Baby & Me

Worst week

There is an incline in the heart of Ukambani where water flows uphill. Cars are put in free gear and instead of rolling down the hill, they roll up, completely defying gravity. This is all well and good. Stranger things happen at sea, I guess. Turns out strange things also happen when a multi-tasking Mum is trying to climb a flight of stairs, fully intending for gravity to do its thing by continuing to propel her forward.

There I was with my wallet tucked under one arm in the spot usually reserved for ‘meatwrappers’, car keys dangling from one hand and my cellphone in the other. I was scrolling through my phone, trying to find the message the dry cleaning place had sent telling me to collect my coat. In the mad dash out of the house (I was late…again), the receipt had been left lying on the kitchen counter. And in the absence of that green slip of paper, I was hoping the guy would allow me to collect with just an SMS as proof that the garment belonged to me.

So as I’m furiously scrolling through my phone, gaze fixed on the screen and my right foot engaging step one on what turned out to be a treacherous flight of stairs. I assumed that things would work as they always do. Instead, I missed the step, teetered precariously with one foot suspended in mid-air for about 10 seconds, momentarily debated which item to drop first – wallet, keys or cellular contraption – and then crash landed with a resounding thump.

The first thing I noticed was that I had chipped my toe nail, which was a shame. My feet had just been done that morning. Then with a sigh of relief, I found that I still had all items in my grasp. God is good, I thought. So good. But then I turned my palm up and my day went downhill from there. I had landed palm-down, and my phone had taken the full brunt of the impact. The screen was shattered. Jagged pieces of glass (or whatever it is they make those screens from) were trying to break free from the carnage. The display was blinking slowly, as if in pain. The image of a robot dying came to mind. “Master…syste-em shu-tt-ing down…no more…re-boot…”

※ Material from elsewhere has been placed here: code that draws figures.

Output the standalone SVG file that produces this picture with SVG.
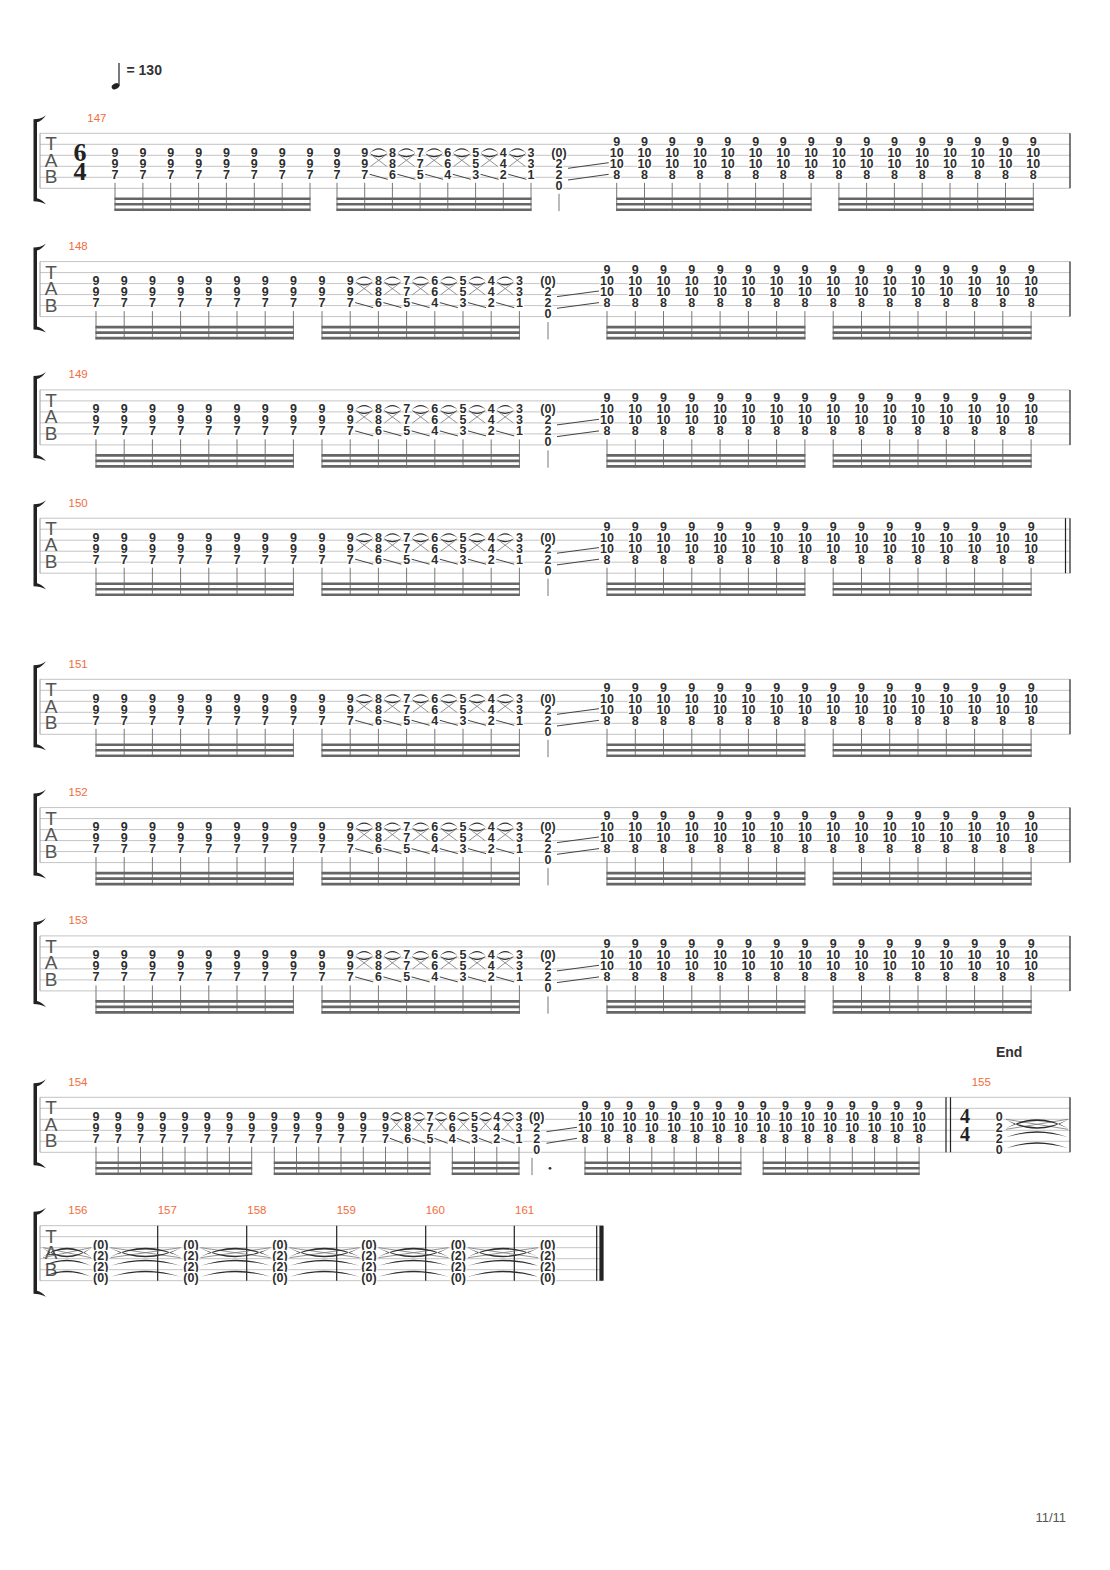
<svg xmlns="http://www.w3.org/2000/svg" width="1110" height="1570" viewBox="0 0 1110 1570">
<style>
.sl{stroke:#c4c4c4;stroke-width:1;fill:none}
.lb{stroke:#9a9a9a;stroke-width:1;fill:none}
.bar{stroke:#222;stroke-width:1.2;fill:none}
.n text{font-family:"Liberation Sans",Arial,sans-serif;font-weight:bold;font-size:12.5px;text-anchor:middle;fill:#2e2e2e;stroke:#fff;stroke-width:2.4px;paint-order:stroke;stroke-linejoin:round}
.stem{stroke:#777;stroke-width:1;fill:none}
.bm{stroke:#666;stroke-width:2.6;fill:none}
.tx{stroke:#777;stroke-width:0.8;fill:none}
.tf{fill:#2e2e2e;stroke:none}
.sld{stroke:#444;stroke-width:1;fill:none}
.mn{font-family:"Liberation Sans",Arial,sans-serif;font-size:11.5px;fill:#f26c3c}
.tab{font-family:"Liberation Sans",Arial,sans-serif;font-size:19px;fill:#555;text-anchor:middle}
.ts{font-family:"Liberation Serif","Times New Roman",serif;font-weight:bold;text-anchor:middle;fill:#222}
</style>
<defs>
<path id="brk" fill="#222" d="M33.5 -14C38 -14 42 -15 46 -18C43 -14 40 -11.5 37 -11V65C40 65.5 43 68 46 71C42 69 38 68 33.5 68Z"/>
<g id="tabl" class="tab"><text x="51" y="17">T</text><text x="51" y="33.3">A</text><text x="51" y="50">B</text></g>
<g id="cA" class="n"><text y="23.5">9</text><text y="34.5">9</text><text y="45.5">7</text><path class="stem" d="M0 49.5V77.8"/></g>
<g id="cB" class="n"><text y="12.5">9</text><text y="23.5">10</text><text y="34.5">10</text><text y="45.5">8</text><path class="stem" d="M0 49.5V77.8"/></g>
<g id="cZ" class="n"><text y="23.5">(0)</text><text y="34.5">2</text><text y="45.5">2</text><text y="56.5">0</text></g>
<g id="cE" class="n"><text y="23.5">0</text><text y="34.5">2</text><text y="45.5">2</text><text y="56.5">0</text></g>
<g id="cP" class="n"><text y="23.5">(0)</text><text y="34.5">(2)</text><text y="45.5">(2)</text><text y="56.5">(0)</text></g>
<g id="c8" class="n"><text y="23.5">8</text><text y="34.5">8</text><text y="45.5">6</text><path class="stem" d="M0 49.5V77.8"/></g>
<g id="c7" class="n"><text y="23.5">7</text><text y="34.5">7</text><text y="45.5">5</text><path class="stem" d="M0 49.5V77.8"/></g>
<g id="c6" class="n"><text y="23.5">6</text><text y="34.5">6</text><text y="45.5">4</text><path class="stem" d="M0 49.5V77.8"/></g>
<g id="c5" class="n"><text y="23.5">5</text><text y="34.5">5</text><text y="45.5">3</text><path class="stem" d="M0 49.5V77.8"/></g>
<g id="c4" class="n"><text y="23.5">4</text><text y="34.5">4</text><text y="45.5">2</text><path class="stem" d="M0 49.5V77.8"/></g>
<g id="c3" class="n"><text y="23.5">3</text><text y="34.5">3</text><text y="45.5">1</text><path class="stem" d="M0 49.5V77.8"/></g>
<g id="rc28"><path class="tx" d="M6 21L22 33M6 33L22 21"/><path class="tf" d="M5 20Q14 10 23 20Q14 12.5 5 20ZM5 20Q14 28 23 20Q14 25.5 5 20Z"/><path class="sld" d="M5 41L23 46"/></g>
<g id="rc22"><path class="tx" d="M5.5 21L16.7 33M5.5 33L16.7 21"/><path class="tf" d="M4.5 20Q11.1 10 17.7 20Q11.1 12.5 4.5 20ZM4.5 20Q11.1 28 17.7 20Q11.1 25.5 4.5 20Z"/><path class="sld" d="M4.5 41L17.7 46"/></g>
<g id="tie70"><path class="tx" d="M0 22L70 32M0 32L70 22"/><path class="tf" d="M0 31Q35 13 70 31Q35 16.5 0 31ZM0 22.5Q35 40.5 70 22.5Q35 37.5 0 22.5ZM0 40Q35 28 70 40Q35 31 0 40ZM0 51Q35 39 70 51Q35 42 0 51Z"/></g>
<g id="body">
<path class="sl" d="M40 0H1070M40 11H1070M40 22H1070M40 33H1070M40 44H1070M40 55H1070"/>
<path class="lb" d="M40 0V55"/>
<use href="#brk"/><use href="#tabl"/>
<path class="bar" d="M1070 0V55"/>
<use href="#cA" x="96"/><use href="#cA" x="124.2"/><use href="#cA" x="152.4"/><use href="#cA" x="180.6"/><use href="#cA" x="208.8"/><use href="#cA" x="237"/><use href="#cA" x="265.2"/><use href="#cA" x="293.4"/>
<use href="#cA" x="322"/><use href="#cA" x="350.2"/><use href="#c8" x="378.4"/><use href="#c7" x="406.6"/><use href="#c6" x="434.8"/><use href="#c5" x="463"/><use href="#c4" x="491.2"/><use href="#c3" x="519.4"/>
<use href="#cZ" x="548"/><path class="stem" d="M548 60.5V77.8"/>
<use href="#cB" x="607"/><use href="#cB" x="635.3"/><use href="#cB" x="663.5"/><use href="#cB" x="691.8"/><use href="#cB" x="720.1"/><use href="#cB" x="748.4"/><use href="#cB" x="776.6"/><use href="#cB" x="804.9"/>
<use href="#cB" x="833.2"/><use href="#cB" x="861.5"/><use href="#cB" x="889.7"/><use href="#cB" x="918"/><use href="#cB" x="946.3"/><use href="#cB" x="974.6"/><use href="#cB" x="1002.8"/><use href="#cB" x="1031.1"/>
<path class="bm" d="M95.5 65.5H293.9M95.5 71H293.9M95.5 76.5H293.9M321.5 65.5H519.9M321.5 71H519.9M321.5 76.5H519.9M606.5 65.5H805.4M606.5 71H805.4M606.5 76.5H805.4M832.7 65.5H1031.6M832.7 71H1031.6M832.7 76.5H1031.6"/>
<g class="connectors">
<use href="#rc28" x="350.2"/><use href="#rc28" x="378.4"/><use href="#rc28" x="406.6"/><use href="#rc28" x="434.8"/><use href="#rc28" x="463"/><use href="#rc28" x="491.2"/>
<path class="sld" d="M557 35L599 29.4M557 46.7L599 41"/>
</g>
</g>
</defs>
<rect width="1110" height="1570" fill="#fff"/>

<g id="tempo">
<ellipse cx="115.5" cy="86.3" rx="4" ry="2.8" transform="rotate(-25 115.5 86.3)" fill="#222"/>
<path d="M119 63V86" stroke="#222" stroke-width="1.2"/>
<text x="126.5" y="75" font-family="Liberation Sans,Arial,sans-serif" font-weight="bold" font-size="14" fill="#333">= 130</text>
</g>

<g id="system-147">
<text class="mn" x="87.3" y="121.7">147</text>
<g transform="translate(0 133.3)">
<path class="sl" d="M40 0H1070M40 11H1070M40 22H1070M40 33H1070M40 44H1070M40 55H1070"/>
<path class="lb" d="M40 0V55"/>
<use href="#brk"/><use href="#tabl"/>
<path class="bar" d="M1070 0V55"/>
<text class="ts" font-size="26" x="80" y="28">6<tspan x="80" y="46.5">4</tspan></text>
<use href="#cA" x="115"/><use href="#cA" x="142.9"/><use href="#cA" x="170.7"/><use href="#cA" x="198.6"/><use href="#cA" x="226.4"/><use href="#cA" x="254.3"/><use href="#cA" x="282.2"/><use href="#cA" x="310"/>
<use href="#cA" x="337"/><use href="#cA" x="364.7"/><use href="#c8" x="392.4"/><use href="#c7" x="420.1"/><use href="#c6" x="447.8"/><use href="#c5" x="475.6"/><use href="#c4" x="503.3"/><use href="#c3" x="531"/>
<use href="#cZ" x="559"/><path class="stem" d="M559 60.5V77.8"/>
<use href="#cB" x="616.7"/><use href="#cB" x="644.5"/><use href="#cB" x="672.2"/><use href="#cB" x="700"/><use href="#cB" x="727.8"/><use href="#cB" x="755.6"/><use href="#cB" x="783.3"/><use href="#cB" x="811.1"/>
<use href="#cB" x="838.9"/><use href="#cB" x="866.6"/><use href="#cB" x="894.4"/><use href="#cB" x="922.2"/><use href="#cB" x="950"/><use href="#cB" x="977.7"/><use href="#cB" x="1005.5"/><use href="#cB" x="1033.3"/>
<path class="bm" d="M114.5 65.5H310.5M114.5 71H310.5M114.5 76.5H310.5M336.5 65.5H531.5M336.5 71H531.5M336.5 76.5H531.5M616.2 65.5H811.6M616.2 71H811.6M616.2 76.5H811.6M838.4 65.5H1033.8M838.4 71H1033.8M838.4 76.5H1033.8"/>
<g class="connectors">
<use href="#rc28" x="364.7"/><use href="#rc28" x="392.4"/><use href="#rc28" x="420.1"/><use href="#rc28" x="447.8"/><use href="#rc28" x="475.6"/><use href="#rc28" x="503.3"/>
<path class="sld" d="M568 35L608.7 29.4M568 46.7L608.7 41"/>
</g>
</g>
</g>

<g id="system-148"><text class="mn" x="68.5" y="250">148</text><use href="#body" y="261.6"/></g>
<g id="system-149"><text class="mn" x="68.5" y="378.3">149</text><use href="#body" y="389.9"/></g>
<g id="system-150"><text class="mn" x="68.5" y="506.6">150</text><use href="#body" y="518.2"/><path class="bar" d="M1065.5 518.2V573.2"/></g>
<g id="system-151"><text class="mn" x="68.5" y="667.7">151</text><use href="#body" y="679.3"/></g>
<g id="system-152"><text class="mn" x="68.5" y="796">152</text><use href="#body" y="807.6"/></g>
<g id="system-153"><text class="mn" x="68.5" y="924.3">153</text><use href="#body" y="935.9"/></g>

<g id="system-154">
<text x="1009.2" y="1057.3" text-anchor="middle" font-family="Liberation Sans,Arial,sans-serif" font-weight="bold" font-size="14" fill="#333">End</text>
<text class="mn" x="68.3" y="1085.7">154</text>
<text class="mn" x="971.7" y="1085.7">155</text>
<g transform="translate(0 1097.3)">
<path class="sl" d="M40 0H1070M40 11H1070M40 22H1070M40 33H1070M40 44H1070M40 55H1070"/>
<path class="lb" d="M40 0V55"/>
<use href="#brk"/><use href="#tabl"/>
<path class="bar" d="M946 0V55M950.5 0V55M1070 0V55" stroke-width="1.4"/>
<text class="ts" font-size="20" x="965" y="26">4<tspan x="965" y="43.5">4</tspan></text>
<use href="#cA" x="96"/><use href="#cA" x="118.2"/><use href="#cA" x="140.5"/><use href="#cA" x="162.7"/><use href="#cA" x="185"/><use href="#cA" x="207.2"/><use href="#cA" x="229.4"/><use href="#cA" x="251.7"/>
<use href="#cA" x="274.3"/><use href="#cA" x="296.5"/><use href="#cA" x="318.8"/><use href="#cA" x="341"/><use href="#cA" x="363.3"/><use href="#cA" x="385.5"/><use href="#c8" x="407.7"/><use href="#c7" x="430"/>
<use href="#c6" x="452.3"/><use href="#c5" x="474.5"/><use href="#c4" x="496.8"/><use href="#c3" x="519"/>
<use href="#cZ" x="536.7"/><path class="stem" d="M532 60.5V77.8"/><circle cx="550" cy="71" r="1.4" fill="#333"/>
<use href="#cB" x="585"/><use href="#cB" x="607.3"/><use href="#cB" x="629.5"/><use href="#cB" x="651.8"/><use href="#cB" x="674.1"/><use href="#cB" x="696.4"/><use href="#cB" x="718.6"/><use href="#cB" x="740.9"/>
<use href="#cB" x="763.2"/><use href="#cB" x="785.5"/><use href="#cB" x="807.7"/><use href="#cB" x="830"/><use href="#cB" x="852.3"/><use href="#cB" x="874.6"/><use href="#cB" x="896.8"/><use href="#cB" x="919.1"/>
<path class="bm" d="M95.5 65.5H252.2M95.5 71H252.2M95.5 76.5H252.2M273.8 65.5H430.5M273.8 71H430.5M273.8 76.5H430.5M451.8 65.5H519.5M451.8 71H519.5M451.8 76.5H519.5M584.5 65.5H741.4M584.5 71H741.4M584.5 76.5H741.4M762.7 65.5H919.6M762.7 71H919.6M762.7 76.5H919.6"/>
<use href="#cE" x="999.3"/>
<g class="connectors">
<use href="#rc22" x="385.5"/><use href="#rc22" x="407.7"/><use href="#rc22" x="430"/><use href="#rc22" x="452.3"/><use href="#rc22" x="474.5"/><use href="#rc22" x="496.8"/>
<path class="sld" d="M546.5 34.4L577 30M546.5 46L577 41"/>
<g transform="translate(1006 0)"><path class="tx" d="M0 22L62 32M0 32L62 22"/><path class="tf" d="M0 31Q31 13 62 31Q31 16.5 0 31ZM0 22.5Q31 40.5 62 22.5Q31 37.5 0 22.5ZM0 40Q31 28 62 40Q31 31 0 40ZM0 51Q31 39 62 51Q31 42 0 51Z"/></g>
</g>
</g>
</g>

<g id="system-156">
<text class="mn" x="68.3" y="1214.1">156</text>
<text class="mn" x="157.7" y="1214.1">157</text>
<text class="mn" x="247.3" y="1214.1">158</text>
<text class="mn" x="336.7" y="1214.1">159</text>
<text class="mn" x="425.7" y="1214.1">160</text>
<text class="mn" x="515" y="1214.1">161</text>
<g transform="translate(0 1225.7)">
<path class="sl" d="M40 0H603M40 11H603M40 22H603M40 33H603M40 44H603M40 55H603"/>
<path class="lb" d="M40 0V55"/>
<use href="#brk"/><use href="#tabl"/>
<path class="bar" d="M157.7 0V55M246.7 0V55M336.7 0V55M425.7 0V55M514.3 0V55M596.7 0V55"/>
<rect x="599.4" y="0" width="4.2" height="55" fill="#222"/>
<g class="connectors">
<g transform="translate(43 0)"><path class="tx" d="M0 22L48 32M0 32L48 22"/><path class="tf" d="M0 31Q24 13 48 31Q24 16.5 0 31ZM0 22.5Q24 40.5 48 22.5Q24 37.5 0 22.5ZM0 40Q24 28 48 40Q24 31 0 40ZM0 51Q24 39 48 51Q24 42 0 51Z"/></g>
<use href="#tie70" x="110.5"/><use href="#tie70" x="200.5"/><use href="#tie70" x="289.5"/><use href="#tie70" x="378.5"/><use href="#tie70" x="468"/>
</g>
<use href="#cP" x="100.7"/><use href="#cP" x="191"/><use href="#cP" x="280"/><use href="#cP" x="369"/><use href="#cP" x="458.3"/><use href="#cP" x="547.7"/>
</g>
</g>

<text x="1066" y="1522" text-anchor="end" font-family="Liberation Sans,Arial,sans-serif" font-size="13" fill="#555">11/11</text>
</svg>
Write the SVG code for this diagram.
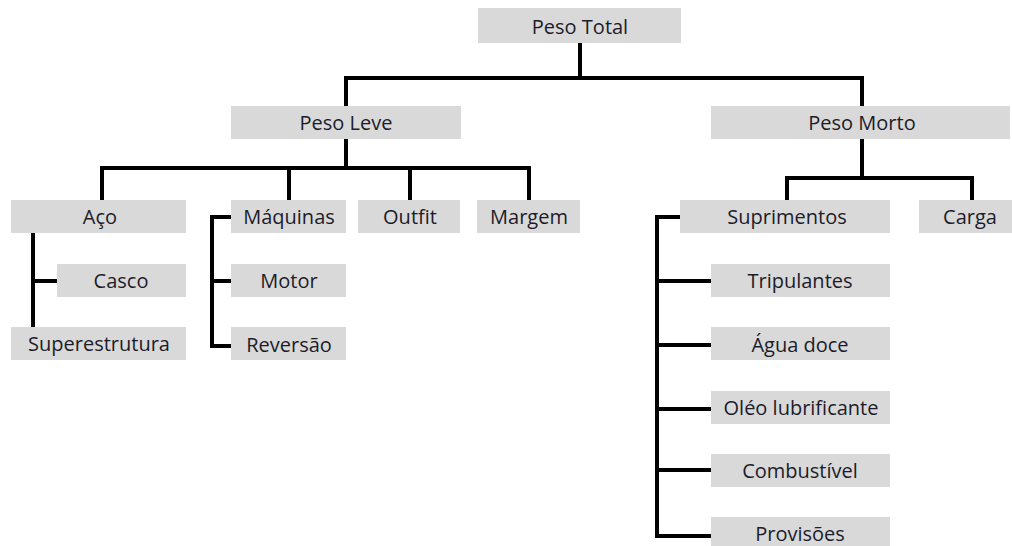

For a while my robot stayed alive, even though every conversation had to be on speaker. But eventually, my beloved phone passed away. Hopefully by the time you’re reading this, I will have a new baby.

In the meantime, my human baby has been in seventh heaven. She doesn’t like mummy’s phone because mummy spends a lot of time on it, which means mummy spends less time chasing her around the house. She starts to sniffle every time I reach for it because she knows that phone time means less play time.

And even if I do say so myself, Adoti is a clever one. She’ll get to the sniffling, politely at first, to test the waters and see if there is any possibility that the phone will be put down. When she gets no reaction, she cries a little bit louder. Still no response? Now she opens her mouth wide and squeezes her eyes shut, literally trying to push through a tear or two. And she usually succeeds with the tears. But then the tone is all wrong. See Mama knows a real sign of distress from a fake one. And this mouth-wide-open, eyes-tightly-shut routine is certainly a counterfeit.

Finally, Adoti realises that Mama’s got her number and just like that, she stops. The transformation is like night and day. One minute she’s crying, the next minute she’s like, “Mama, hug! To-too, hug!” Yep, the child is learning to speak. It’s the cutest thing, but as with every cute thing Adoti does, she is quickly learning to use her new skill to play her mother like an accordion.

I’m not ashamed to say that the girl has me wrapped around her little finger. Tired perhaps, but not ashamed. Hopefully, I’ll grow a backbone by the time she turns two and really starts running rings around me.

Last weekend, she spent the day with her cousins. I dropped her off at 2.00 and picked her up at 9.00pm. I expected to hear war stories but apparently, she had been the very representation of good behaviour. She ate them out of house and home but she did so with the decorum worthy of an upstanding 13-month old. But as soon as Mama came through the door, all bets were off. The sniffling routine began in earnest. As I began to soothe her, my niece piped up. “Aunty, she’s just pretending. That’s not real crying. When she does that I just laugh at her and she stops!”

My 12-year-old niece confirmed what I’ve known for a while. The Dots has me figured out. I’m a certified Dotaholic.